FAQs about AI in Social Media Marketing
How does AI enhance social media engagement?
AI enhances engagement by improving relevance: it can personalize content, predict which topics and formats will perform for specific segments, and automate responses in DMs so people aren’t left hanging for hours.
A step-by-step way to use AI for engagement without becoming spammy:
- Identify your top 3 “save-worthy” post types.
- Generate 5 hook variations per post type.
- Test across two weeks.
- Double down only on posts that increase saves, shares, and profile taps—not just likes.
What are the risks associated with AI in marketing?
The big risks: privacy missteps, over-automation, and content that feels inauthentic. Also: teams can become dependent on AI outputs and stop developing their own instincts.

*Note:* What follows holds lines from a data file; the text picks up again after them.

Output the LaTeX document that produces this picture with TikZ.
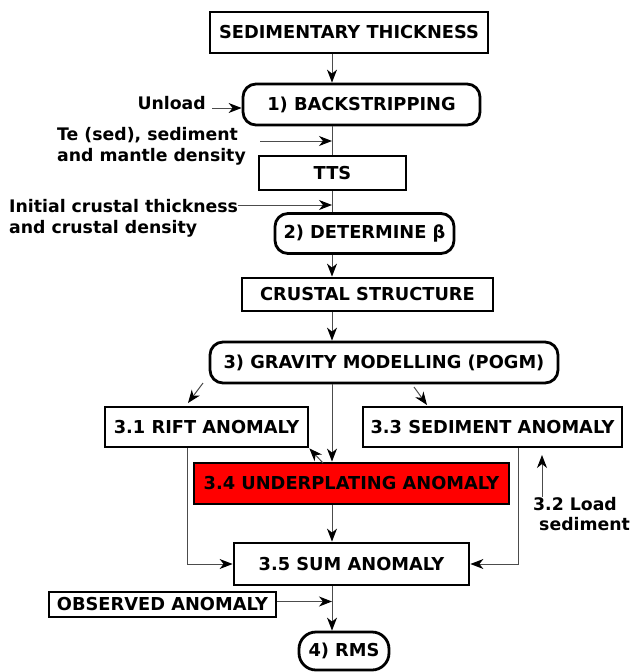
\documentclass[tikz,border=0pt]{standalone}
\usepackage{fontspec}
\setmainfont{DejaVu Sans}
\usetikzlibrary{arrows.meta}
\begin{document}
\begin{tikzpicture}[x=1pt,y=-1pt,
  every node/.style={font=\bfseries\fontsize{17.8}{20}\selectfont, inner sep=0pt},
  box/.style={draw, line width=2.8pt, minimum width=#1, rectangle},
  rbox/.style={draw, line width=2.8pt, minimum width=#1, rounded corners=13pt},
  conn/.style={draw=black!70, line width=1pt, -{Stealth[length=13pt,width=10pt,inset=4pt,color=black]}},
  line/.style={draw=black!70, line width=1pt},
  lbl/.style={align=left, font=\bfseries\fontsize{17.3}{21}\selectfont}]
\useasboundingbox (0,0) rectangle (630,672);
\coordinate (spine) at (332,0);
% main boxes
\node[box=278pt, minimum height=41pt] (sed) at (349,32.5) {SEDIMENTARY THICKNESS};
\node[rbox=237pt, minimum height=41pt] (back) at (361.5,104.5) {1) BACKSTRIPPING};
\node[box=147pt, minimum height=34pt] (tts) at (332.5,173) {TTS};
\node[rbox=179pt, minimum height=40pt] (det) at (364.5,233.5) {2) DETERMINE β};
\node[box=251pt, minimum height=33pt] (crust) at (367.5,294.5) {CRUSTAL STRUCTURE};
\node[rbox=348pt, minimum height=41pt] (grav) at (384,362.5) {3) GRAVITY MODELLING (POGM)};
\node[box=203pt, minimum height=40pt] (rift) at (206.5,427) {3.1 RIFT ANOMALY};
\node[box=259pt, minimum height=40pt] (sedan) at (492.5,427) {3.3 SEDIMENT ANOMALY};
\node[box=315pt, minimum height=41pt, fill=red] (under) at (351.5,483.5) {3.4 UNDERPLATING ANOMALY};
\node[box=235pt, minimum height=42pt] (sum) at (351.5,564) {3.5 SUM ANOMALY};
\node[box=227pt, minimum height=25pt] (obs) at (162.5,604.5) {OBSERVED ANOMALY};
\node[rbox=90pt, minimum height=38pt, rounded corners=17pt] (rms) at (344,651) {4) RMS};
% labels
\node[lbl, anchor=east] (unload) at (206,103) {Unload};
\node[lbl, anchor=west] (te) at (57,146) {Te (sed), sediment\\and mantle density};
\node[lbl, anchor=west] (init) at (9,218.5) {Initial crustal thickness\\and crustal density};
\node[lbl, anchor=north west, font=\bfseries\fontsize{17.3}{20}\selectfont] (load) at (533,497) {3.2 Load\\\ sediment};
% coordinates
\coordinate (tein) at (260,141);
\coordinate (initin) at (238,205);
\coordinate (gl1) at (203,383);
\coordinate (gl2) at (188,403);
\coordinate (gr1) at (414,387);
\coordinate (gr2) at (427,405);
\coordinate (ua) at (323,463);
\coordinate (rl) at (187,0);
\coordinate (sl) at (518,0);
\coordinate (lt) at (542,455);
% connectors
\draw[conn] (sed.south -| spine) -- (back.north -| spine);
\draw[conn] (unload.east) ++(6,5) -- (back.west |- 0,108);
\draw[line] (back.south -| spine) -- (tts.north -| spine);
\draw[conn] (tein) -- (tein -| spine);
\draw[line] (tts.south -| spine) -- (det.north -| spine);
\draw[conn] (initin) -- (initin -| spine);
\draw[conn] (det.south -| spine) -- (crust.north -| spine);
\draw[conn] (crust.south -| spine) -- (grav.north -| spine);
\draw[conn] (gl1) -- (gl2);
\draw[conn] (gr1) -- (gr2);
\draw[conn] (grav.south -| spine) -- (under.north -| spine);
\draw[conn] (ua) -- (rift.south east);
\draw[conn] (rift.south -| rl) |- (sum.west);
\draw[conn] (sedan.south -| sl) |- (sum.east);
\draw[conn] (load.north -| lt) -- (lt);
\draw[conn] (under.south -| spine) -- (sum.north -| spine);
\draw[conn] (obs.east) ++(0,-3) -- (spine |- 0,601.5);
\draw[conn] (sum.south -| spine) -- (rms.north -| spine);
\end{tikzpicture}
\end{document}
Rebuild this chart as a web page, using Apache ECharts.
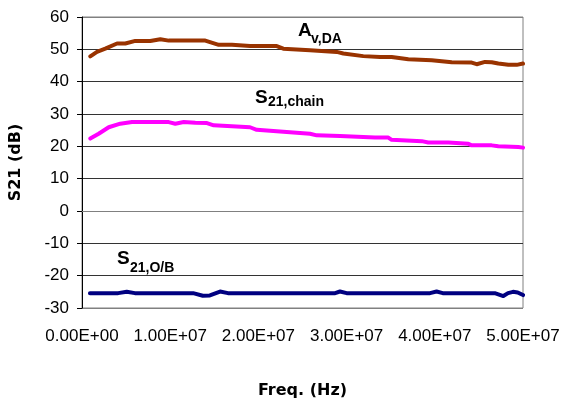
<!DOCTYPE html>
<html>
<head>
<meta charset="utf-8">
<script src="https://cdn.jsdelivr.net/npm/echarts@6/dist/echarts.min.js"></script>
<style>
  html, body { margin: 0; padding: 0; background: #fff; }
  #chart { width: 566px; height: 405px; }
</style>
</head>
<body>
<div id="chart"></div>
<script>
// frequencies in MHz, values in dB
const avFreq = [0.94, 1.7, 2.64, 3.97, 4.91, 6.04, 7.74, 8.88, 9.83, 13.98, 15.5, 17.0, 19.05, 22.08, 22.82, 25.85, 28.88, 29.63, 31.89, 33.79, 35.11, 37.0, 39.65, 41.92, 44.18, 44.75, 45.69, 46.45, 47.2, 48.34, 49.29, 50.0]
const avVal = [47.8, 49.2, 50.2, 51.8, 51.8, 52.6, 52.6, 53.1, 52.7, 52.7, 51.4, 51.4, 51.0, 51.0, 50.2, 49.7, 49.2, 48.7, 47.9, 47.6, 47.6, 46.9, 46.6, 46.0, 45.9, 45.4, 46.1, 46.0, 45.6, 45.2, 45.2, 45.6]

const chainFreq = [0.94, 1.89, 3.03, 4.34, 5.67, 9.83, 10.58, 11.53, 12.85, 14.17, 14.93, 17.0, 19.05, 19.81, 22.45, 25.85, 26.61, 29.25, 31.89, 33.22, 34.73, 35.11, 38.52, 39.26, 41.53, 43.8, 44.18, 46.45, 47.2, 49.47, 50.0]
const chainVal = [22.4, 23.9, 25.9, 27.0, 27.5, 27.5, 27.0, 27.5, 27.3, 27.2, 26.5, 26.2, 25.9, 25.1, 24.6, 23.9, 23.4, 23.2, 22.9, 22.7, 22.7, 22.0, 21.6, 21.2, 21.2, 20.8, 20.3, 20.3, 20.0, 19.8, 19.6]

const obFreq = [0.9, 4.1, 5.07, 6.0, 12.6, 13.7, 14.5, 15.65, 16.55, 28.7, 29.25, 30.0, 39.46, 40.2, 40.9, 46.8, 47.77, 48.3, 48.87, 49.4, 50.0]
const obVal = [-25.4, -25.4, -25.0, -25.4, -25.4, -26.2, -26.1, -24.9, -25.4, -25.4, -24.9, -25.4, -25.4, -24.9, -25.4, -25.4, -26.3, -25.4, -25.0, -25.2, -26.0]

const yTicks = [-30, -20, -10, 0, 10, 20, 30, 40, 50, 60]

const pairs = (f, v) => f.map((x, i) => [x * 1e6, v[i]])

const sciLabel = (v) => {
  if (v === 0) return '0.00E+00'
  const e = Math.floor(Math.log10(v))
  const m = v / Math.pow(10, e)
  return m.toFixed(2) + 'E+' + String(e).padStart(2, '0')
}

const labelFont = { fontFamily: 'Liberation Sans', fontSize: 17, color: '#000' }

var option = {
  animation: false,
  grid: {
    left: 82,
    right: 43,
    top: 17,
    bottom: 97,
    show: true,
    borderColor: '#808080',
    borderWidth: 1
  },
  xAxis: {
    type: 'value',
    min: 0,
    max: 5e7,
    interval: 1e7,
    name: 'Freq. (Hz)',
    nameLocation: 'middle',
    nameGap: 75,
    nameTextStyle: { fontFamily: 'DejaVu Sans', fontWeight: 'bold', fontSize: 16, color: '#000' },
    axisLine: { show: true, lineStyle: { color: '#808080', width: 1 } },
    axisTick: { show: false },
    splitLine: { show: false },
    axisLabel: Object.assign({ margin: 20, formatter: sciLabel }, labelFont)
  },
  yAxis: {
    type: 'value',
    min: yTicks[0],
    max: yTicks[yTicks.length - 1],
    interval: 10,
    name: 'S21 (dB)',
    nameLocation: 'middle',
    nameGap: 58,
    nameTextStyle: { fontFamily: 'DejaVu Sans', fontWeight: 'bold', fontSize: 16, color: '#000' },
    axisLine: { show: true, lineStyle: { color: '#000', width: 1 } },
    axisTick: { show: true, inside: false, length: 5, lineStyle: { color: '#000' } },
    splitLine: {
      show: true,
      lineStyle: {
        color: ['#808080', '#333', '#333', '#333', '#333', '#333', '#333', '#333', '#333', '#808080'],
        width: 1
      }
    },
    axisLabel: Object.assign({ margin: 13 }, labelFont)
  },
  series: [
    {
      name: 'Av,DA',
      type: 'line',
      data: pairs(avFreq, avVal),
      showSymbol: false,
      lineStyle: { color: '#993300', width: 4, cap: 'round', join: 'round' },
      itemStyle: { color: '#993300' }
    },
    {
      name: 'S21,chain',
      type: 'line',
      data: pairs(chainFreq, chainVal),
      showSymbol: false,
      lineStyle: { color: '#FF00FF', width: 4, cap: 'round', join: 'round' },
      itemStyle: { color: '#FF00FF' }
    },
    {
      name: 'S21,O/B',
      type: 'line',
      data: pairs(obFreq, obVal),
      showSymbol: false,
      lineStyle: { color: '#000080', width: 4, cap: 'round', join: 'round' },
      itemStyle: { color: '#000080' }
    }
  ],
  graphic: [
    { type: 'text', left: 298, top: 21, style: { text: 'A', font: 'bold 19px "Liberation Sans"', fill: '#000' } },
    { type: 'text', left: 311, top: 32, style: { text: 'v,DA', font: 'bold 14px "Liberation Sans"', fill: '#000' } },
    { type: 'text', left: 255, top: 88, style: { text: 'S', font: 'bold 19px "Liberation Sans"', fill: '#000' } },
    { type: 'text', left: 268, top: 95, style: { text: '21,chain', font: 'bold 14px "Liberation Sans"', fill: '#000' } },
    { type: 'text', left: 117, top: 249, style: { text: 'S', font: 'bold 19px "Liberation Sans"', fill: '#000' } },
    { type: 'text', left: 130, top: 261, style: { text: '21,O/B', font: 'bold 14px "Liberation Sans"', fill: '#000' } }
  ]
};

const chart = echarts.init(document.getElementById('chart'))
chart.setOption(option)
</script>
</body>
</html>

Common mistake: letting AI invent facts. Anything claim-based should be verified (especially in regulated industries).
Are there any legal considerations for using AI?
Yes. You still have to comply with data protection rules and platform policies. If you’re collecting or using customer data to train models or target ads, you need clarity on consent, storage, and usage boundaries.
What tools can help integrate AI in social media marketing?
Tools like Hootsuite, Sprout Social, and HubSpot increasingly ship AI features for content support, inbox automation, and analytics. The tool matters less than the workflow—start with one use case, prove value, then expand.
What skills are needed for AI in social media marketing?
Three practical skills beat “AI expertise”:
- basic data literacy (how to interpret performance beyond likes)
- creative judgment (taste, voice, brand fit)
- process discipline (testing cadence, documentation, governance)
Will AI take over social media marketing roles?
It’ll change roles, not erase them. The marketers who survive and thrive will be the ones who can direct AI, edit it, and attach it to strategy and customer truth. If you can do that, you’ll be hard to replace.
Next step: pick one workflow—content ideation, DM automation, or performance analysis—and run a 30-day AI-assisted pilot with clear metrics. If it doesn’t move numbers, don’t scale it. If it does, you’ve got your roadmap.